Prime Video’s ‘The Peripheral’ is a sci-fi drama that takes place in different timelines in the future, creating a complicated web of events that affect the past just as much as they affect the future. The protagonist is Flynne Fisher, a young girl who is focused on taking care of her family but becomes embroiled in something that points towards bigger conspiracies. Created by Scott Smith, the show is executive produced by Jonathan Nolan and Lisa Joy, who are known for another mind-bending sci-fi series, ‘Westworld.’ From the technology to the imminent fate of the world portrayed in the show, it gives an eerie feeling to the audience, especially considering how some sci-fi stories tend to predict the future. If you are wondering where the concept of ‘The Peripheral’ came from and how much it resembles the real world, then here’s what you should know about it.
The Peripheral is Based on William Gibson’s 2014 Book
Yes, ‘The Peripheral’ is based on the 2014 book of the same name by William Gibson – it is not based on a video game. The author is previously known for creating sci-fi stories that dig into futuristic technology while also focusing on the political and climatic future of the world. For ‘The Peripheral’, the idea came to him as a very simple scene. “I had this girl walking down a hill to go to see her brother who lived in a house trailer. I didn’t really have anything else at all, and I didn’t know when it was, and I was just trying to channel the feeling of this girl who was the character,” he said. Once the characters seemed to be in the right place and the kind of people he wanted to follow, he started expanding the story, focusing on the world that they were living in. From here, things moved forward very quickly.
London serves as one of the important settings in the show and taking ‘The Peripheral’ there definitively molded its story. One time, Gibson was visiting London when he met a friend, who started talking about the political structure of things in the city. “He started telling me in glorious, and possibly completely fictional detail—I’ve never had the heart to look it up—how the government of the city of London actually works, how spookily non-democratic it manages in some ways to be, and how nobody ever really elects these people. And it completely delighted me,” he said. It impacted Gibson so much that he decided to put London as the other main setting of his story. “I decided that what was on the other side of the video game screen for Flynne was this relatively far-future London, run by those guys, and it instantly worked,” he added.

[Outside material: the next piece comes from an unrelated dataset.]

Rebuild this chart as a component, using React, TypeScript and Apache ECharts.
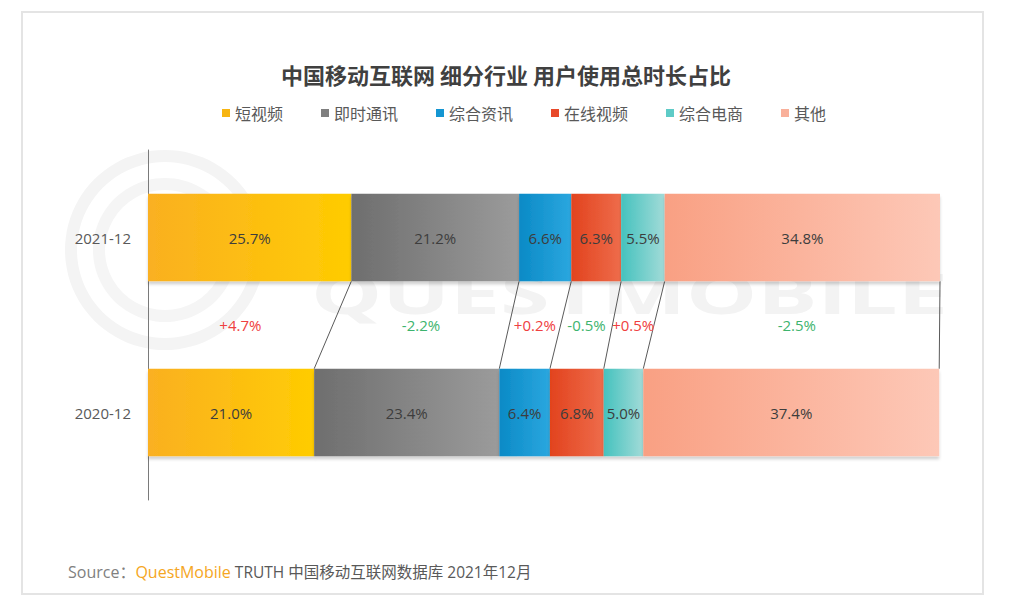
import React, { useEffect, useRef } from "react";
import * as echarts from "echarts";

const categories = ["2020-12", "2021-12"];
const seriesNames = ["短视频", "即时通讯", "综合资讯", "在线视频", "综合电商", "其他"];
const share2021 = [25.7, 21.2, 6.6, 6.3, 5.5, 34.8];
const share2020 = [21.0, 23.4, 6.4, 6.8, 5.0, 37.4];
const changes = [4.7, -2.2, 0.2, -0.5, 0.5, -2.5];
const legendColors = ["#F7B512", "#7F7F7F", "#1496D2", "#E8492A", "#5ECBC7", "#F9B09A"];
const gradientLeft = ["#FAB021", "#6E6E6E", "#0A8AC6", "#E2431E", "#45C2BE", "#F9A083"];
const gradientRight = ["#FFCC02", "#9B9B9B", "#2BA7DF", "#EE6C4B", "#A2DBD8", "#FDC8B7"];

const LATIN = "'Open Sans', 'Noto Sans CJK SC', sans-serif";
const CJK = "'Noto Sans CJK SC', 'Open Sans', sans-serif";

function cumulative(arr: number[]): number[] {
  const out = [0];
  let s = 0;
  for (const v of arr) {
    s += v;
    out.push(Math.round(s * 10) / 10);
  }
  return out;
}

export default function App() {
  const ref = useRef<HTMLDivElement>(null);
  useEffect(() => {
    document.body.style.margin = "0";
    const chart = echarts.init(ref.current!, null, { renderer: "svg" });
    const c21 = cumulative(share2021);
    const c20 = cumulative(share2020);

    const barSeries = seriesNames.map((name, i) => ({
      name,
      type: "bar",
      stack: "total",
      barWidth: "50%",
      data: [share2020[i], share2021[i]],
      itemStyle: {
        color: new echarts.graphic.LinearGradient(0, 0, 1, 0, [
          { offset: 0, color: gradientLeft[i] },
          { offset: 1, color: gradientRight[i] },
        ]),
        shadowColor: "rgba(0,0,0,0.18)",
        shadowBlur: 3,
        shadowOffsetY: 3,
      },
      label: {
        show: true,
        position: "inside",
        formatter: (p: any) => Number(p.value).toFixed(1) + "%",
        color: "#3d3d3d",
        fontSize: 15,
        fontFamily: LATIN,
      },
      emphasis: { disabled: true },
      z: 3,
    }));

    const connectorData = [];
    for (let i = 1; i < c21.length; i++) connectorData.push([c21[i], c20[i], 0]);

    const changeData = changes.map((v, i) => [c21[i], c21[i + 1], c20[i], c20[i + 1], 0, v]);

    const option: any = {
      animation: false,
      backgroundColor: "#ffffff",
      legend: {
        left: 222,
        top: 105,
        padding: 0,
        itemWidth: 8,
        itemHeight: 8,
        itemGap: 38,
        icon: "rect",
        selectedMode: false,
        textStyle: { fontSize: 16, color: "#595959", fontFamily: CJK },
        data: seriesNames.map((n, i) => ({ name: n, itemStyle: { color: legendColors[i] } })),
      },
      grid: { left: 148, right: 71, top: 150, height: 350 },
      xAxis: {
        type: "value",
        min: 0,
        max: 100.1,
        show: false,
      },
      yAxis: {
        type: "category",
        data: categories,
        axisLine: { show: true, lineStyle: { color: "#7a7a7a", width: 1 } },
        axisTick: { show: false },
        axisLabel: { color: "#595959", fontSize: 15, margin: 17, fontFamily: LATIN },
      },
      graphic: [
        {
          type: "rect",
          z: -10,
          shape: { x: 22, y: 12, width: 961, height: 582 },
          style: { fill: "#ffffff", stroke: "#e4e4e4", lineWidth: 2 },
          silent: true,
        },
        {
          type: "ring",
          z: -5,
          shape: { cx: 165, cy: 250, r: 100, r0: 88 },
          style: { fill: "#f4f4f4" },
          silent: true,
        },
        {
          type: "ring",
          z: -5,
          shape: { cx: 165, cy: 250, r: 72, r0: 60 },
          style: { fill: "#f5f5f5" },
          silent: true,
        },
        {
          type: "text",
          z: -5,
          x: 311,
          y: 320,
          scaleX: 1.6,
          style: {
            text: "QUESTMOBILE",
            fontSize: 56,
            fontWeight: "bold",
            fontFamily: LATIN,
            fill: "#f3f3f3",
            textAlign: "left",
            textVerticalAlign: "bottom",
          },
          silent: true,
        },
        {
          type: "text",
          x: 506,
          y: 74,
          style: {
            text: "中国移动互联网 细分行业 用户使用总时长占比",
            fontSize: 22,
            fontWeight: "bold",
            fontFamily: CJK,
            fill: "#404040",
            textAlign: "center",
            textVerticalAlign: "middle",
          },
        },
        {
          type: "text",
          x: 68,
          y: 572,
          style: {
            text: "{a|Source：}{b|QuestMobile}{c| TRUTH 中国移动互联网数据库 2021年12月}",
            textVerticalAlign: "middle",
            rich: {
              a: { fontSize: 16, fill: "#808080", fontFamily: LATIN },
              b: { fontSize: 16, fill: "#F5A623", fontFamily: LATIN },
              c: { fontSize: 15.5, fill: "#595959", fontFamily: LATIN },
            },
          },
        },
      ],
      series: [
        ...barSeries,
        {
          type: "custom",
          name: "connectors",
          coordinateSystem: "cartesian2d",
          encode: { x: [0, 1], y: 2 },
          data: connectorData,
          silent: true,
          z: 2,
          renderItem: (params: any, api: any) => {
            const a = api.value(0);
            const b = api.value(1);
            const top = api.coord([a, 1]);
            const bot = api.coord([b, 0]);
            const half = api.size([0, 1])[1] * 0.25;
            return {
              type: "line",
              shape: { x1: top[0], y1: top[1] + half, x2: bot[0], y2: bot[1] - half },
              style: { stroke: "#5a5a5a", lineWidth: 1 },
            };
          },
        },
        {
          type: "custom",
          name: "changes",
          coordinateSystem: "cartesian2d",
          encode: { x: [0, 1, 2, 3], y: 4 },
          data: changeData,
          silent: true,
          z: 4,
          renderItem: (params: any, api: any) => {
            const p1 = api.coord([api.value(0), 1]);
            const p2 = api.coord([api.value(1), 1]);
            const p3 = api.coord([api.value(2), 0]);
            const p4 = api.coord([api.value(3), 0]);
            const v = api.value(5);
            const x = (p1[0] + p2[0] + p3[0] + p4[0]) / 4;
            const y = (p1[1] + p3[1]) / 2;
            return {
              type: "text",
              x,
              y,
              style: {
                text: (v > 0 ? "+" : "") + Number(v).toFixed(1) + "%",
                fill: v > 0 ? "#EF4040" : "#3DB46E",
                fontSize: 15,
                fontFamily: LATIN,
                textAlign: "center",
                textVerticalAlign: "middle",
              },
            };
          },
        },
      ],
    };
    chart.setOption(option);
    return () => chart.dispose();
  }, []);
  return <div ref={ref} style={{ width: 1011, height: 610 }} />;
}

While ‘The Peripheral’ is a unique story on all fronts, Gibson confessed that there were several other sci-fi stories that influenced his creation of this new world. He especially credits Bruce Sterling and Lewis Shiner’s ‘Mozart in Mirrorshades’ for informing the time travel aspect of his novel. He’d also read a lot of feminist science fiction of the 70s, from authors like Ursula Le Guin, Joanna Russ, Alice Sheldon, and Octavia Butler, which has influenced the way he writes female characters in his works.
For Lisa Joy and Jonathan Nolan, creating ‘The Peripheral’ was an opportunity to concoct an entirely new world for television. Nolan had always been a fan of Gibson and when the opportunity to bring his work on the screen knocked on his door, he decided not to let it go. Despite the expansive scale of the novel, adapting it for the screen led to several changes in characters and their plot lines, as well as in the representation of technology and the look of the different timelines and alternate realities. At its core, however, the show remains faithful to its source material, which in turn remains grounded in reality, even though it takes a fictional approach to show our world a fractured mirror.